_Problem details_
Include the line with "var legendNames = ['Vomitting', 'Dysphagia', 'Loss" and every line before it in the entries below, echoed exactly, but not the pictures.

_Exercise material_
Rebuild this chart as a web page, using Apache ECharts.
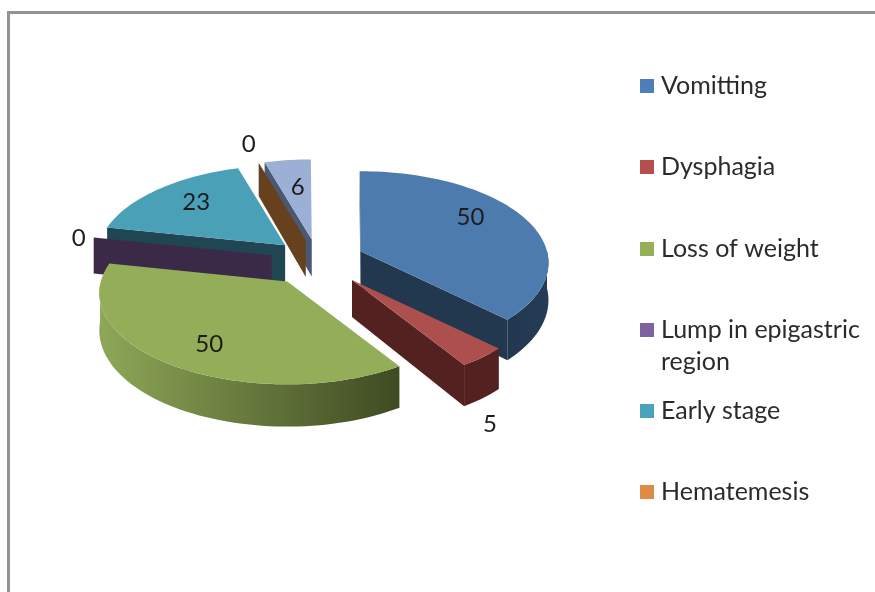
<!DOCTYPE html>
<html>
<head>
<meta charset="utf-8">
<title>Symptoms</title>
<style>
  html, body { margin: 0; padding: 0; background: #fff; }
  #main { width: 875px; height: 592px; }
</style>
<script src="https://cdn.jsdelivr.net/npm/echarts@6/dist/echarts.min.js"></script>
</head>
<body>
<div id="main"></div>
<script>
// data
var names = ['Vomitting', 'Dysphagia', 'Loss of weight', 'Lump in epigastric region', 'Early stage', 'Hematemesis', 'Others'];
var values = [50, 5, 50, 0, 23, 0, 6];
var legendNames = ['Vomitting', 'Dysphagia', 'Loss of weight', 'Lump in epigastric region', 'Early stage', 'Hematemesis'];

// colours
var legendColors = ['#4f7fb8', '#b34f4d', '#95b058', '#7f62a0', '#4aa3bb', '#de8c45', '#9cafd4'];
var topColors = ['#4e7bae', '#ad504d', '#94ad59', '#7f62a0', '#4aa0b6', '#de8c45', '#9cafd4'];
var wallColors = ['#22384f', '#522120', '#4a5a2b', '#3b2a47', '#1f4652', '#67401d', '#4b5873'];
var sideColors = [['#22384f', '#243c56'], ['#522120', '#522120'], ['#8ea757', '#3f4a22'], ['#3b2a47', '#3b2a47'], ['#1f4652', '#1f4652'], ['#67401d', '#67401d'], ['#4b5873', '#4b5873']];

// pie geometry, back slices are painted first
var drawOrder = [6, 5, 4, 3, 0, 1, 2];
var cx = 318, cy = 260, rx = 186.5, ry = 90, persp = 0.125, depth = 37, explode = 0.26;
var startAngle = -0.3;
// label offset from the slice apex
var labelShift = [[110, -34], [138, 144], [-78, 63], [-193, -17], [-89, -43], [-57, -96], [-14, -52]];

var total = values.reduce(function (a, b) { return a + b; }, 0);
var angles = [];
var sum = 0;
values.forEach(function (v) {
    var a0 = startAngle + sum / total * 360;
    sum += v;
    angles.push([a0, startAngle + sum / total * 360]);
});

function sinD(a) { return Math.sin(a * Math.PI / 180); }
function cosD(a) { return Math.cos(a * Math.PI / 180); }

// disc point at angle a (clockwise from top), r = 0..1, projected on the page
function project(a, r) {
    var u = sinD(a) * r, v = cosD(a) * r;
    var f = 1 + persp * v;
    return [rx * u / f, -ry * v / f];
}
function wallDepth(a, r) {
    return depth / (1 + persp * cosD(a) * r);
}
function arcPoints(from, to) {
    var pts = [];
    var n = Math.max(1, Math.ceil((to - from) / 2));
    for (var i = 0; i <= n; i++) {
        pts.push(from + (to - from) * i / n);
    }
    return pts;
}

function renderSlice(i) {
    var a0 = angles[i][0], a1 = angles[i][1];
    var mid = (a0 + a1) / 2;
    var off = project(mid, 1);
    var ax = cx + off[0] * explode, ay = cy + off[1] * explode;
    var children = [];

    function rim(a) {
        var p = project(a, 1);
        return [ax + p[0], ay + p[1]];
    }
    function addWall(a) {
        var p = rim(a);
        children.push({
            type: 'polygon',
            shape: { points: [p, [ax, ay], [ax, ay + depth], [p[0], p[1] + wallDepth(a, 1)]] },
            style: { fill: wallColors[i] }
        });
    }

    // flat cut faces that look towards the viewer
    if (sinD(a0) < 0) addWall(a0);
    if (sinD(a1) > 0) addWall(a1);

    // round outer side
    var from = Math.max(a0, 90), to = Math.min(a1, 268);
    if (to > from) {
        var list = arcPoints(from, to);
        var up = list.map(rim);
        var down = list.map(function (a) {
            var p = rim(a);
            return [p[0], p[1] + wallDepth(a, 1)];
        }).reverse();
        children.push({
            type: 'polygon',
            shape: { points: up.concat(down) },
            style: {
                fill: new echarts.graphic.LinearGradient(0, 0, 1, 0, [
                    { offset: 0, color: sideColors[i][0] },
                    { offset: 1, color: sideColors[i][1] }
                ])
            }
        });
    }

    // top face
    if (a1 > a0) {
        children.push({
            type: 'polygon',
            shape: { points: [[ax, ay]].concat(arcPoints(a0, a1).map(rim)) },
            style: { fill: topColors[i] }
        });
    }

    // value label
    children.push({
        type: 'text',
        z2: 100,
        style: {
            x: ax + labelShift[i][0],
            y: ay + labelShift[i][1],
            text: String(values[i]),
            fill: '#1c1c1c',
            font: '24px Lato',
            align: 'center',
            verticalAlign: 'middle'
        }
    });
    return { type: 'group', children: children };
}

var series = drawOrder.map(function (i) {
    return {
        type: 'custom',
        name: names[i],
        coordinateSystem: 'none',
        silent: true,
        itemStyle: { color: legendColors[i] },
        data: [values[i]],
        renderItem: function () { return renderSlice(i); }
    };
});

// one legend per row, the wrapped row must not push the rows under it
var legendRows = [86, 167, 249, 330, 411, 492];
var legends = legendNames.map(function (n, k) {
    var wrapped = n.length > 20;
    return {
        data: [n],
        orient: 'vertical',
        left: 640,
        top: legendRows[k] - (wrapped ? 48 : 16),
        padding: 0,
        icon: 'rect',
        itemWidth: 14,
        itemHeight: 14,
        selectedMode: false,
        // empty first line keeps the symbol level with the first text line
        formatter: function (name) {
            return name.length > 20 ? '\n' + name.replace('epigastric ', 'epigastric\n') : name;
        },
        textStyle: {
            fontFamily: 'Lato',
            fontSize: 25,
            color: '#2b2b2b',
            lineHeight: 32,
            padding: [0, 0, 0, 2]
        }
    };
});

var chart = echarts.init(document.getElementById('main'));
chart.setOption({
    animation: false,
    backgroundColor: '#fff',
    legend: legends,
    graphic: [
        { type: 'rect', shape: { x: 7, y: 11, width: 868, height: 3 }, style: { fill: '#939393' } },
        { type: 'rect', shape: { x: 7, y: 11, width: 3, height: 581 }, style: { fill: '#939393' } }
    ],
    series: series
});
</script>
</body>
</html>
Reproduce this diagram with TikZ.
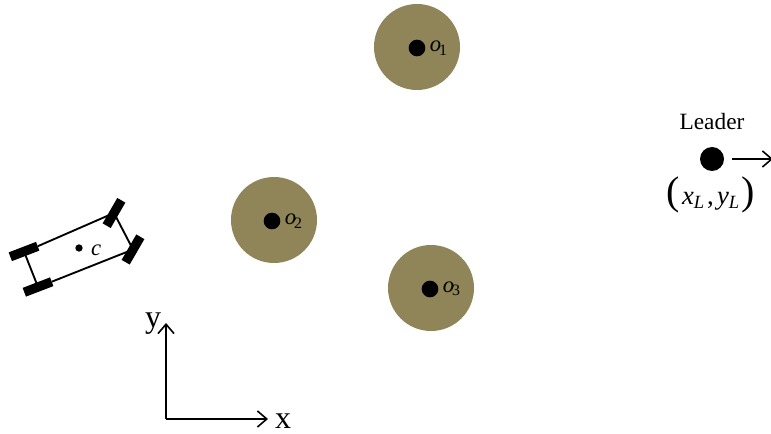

_Exercise solution_
Rebuild this chart as a web page, using Apache ECharts.
<!DOCTYPE html>
<html>
<head>
<meta charset="utf-8">
<title>Symptoms</title>
<style>
  html, body { margin: 0; padding: 0; background: #fff; }
  #main { width: 875px; height: 592px; }
</style>
<script src="https://cdn.jsdelivr.net/npm/echarts@6/dist/echarts.min.js"></script>
</head>
<body>
<div id="main"></div>
<script>
// data
var names = ['Vomitting', 'Dysphagia', 'Loss of weight', 'Lump in epigastric region', 'Early stage', 'Hematemesis', 'Others'];
var values = [50, 5, 50, 0, 23, 0, 6];
var legendNames = ['Vomitting', 'Dysphagia', 'Loss of weight', 'Lump in epigastric region', 'Early stage', 'Hematemesis'];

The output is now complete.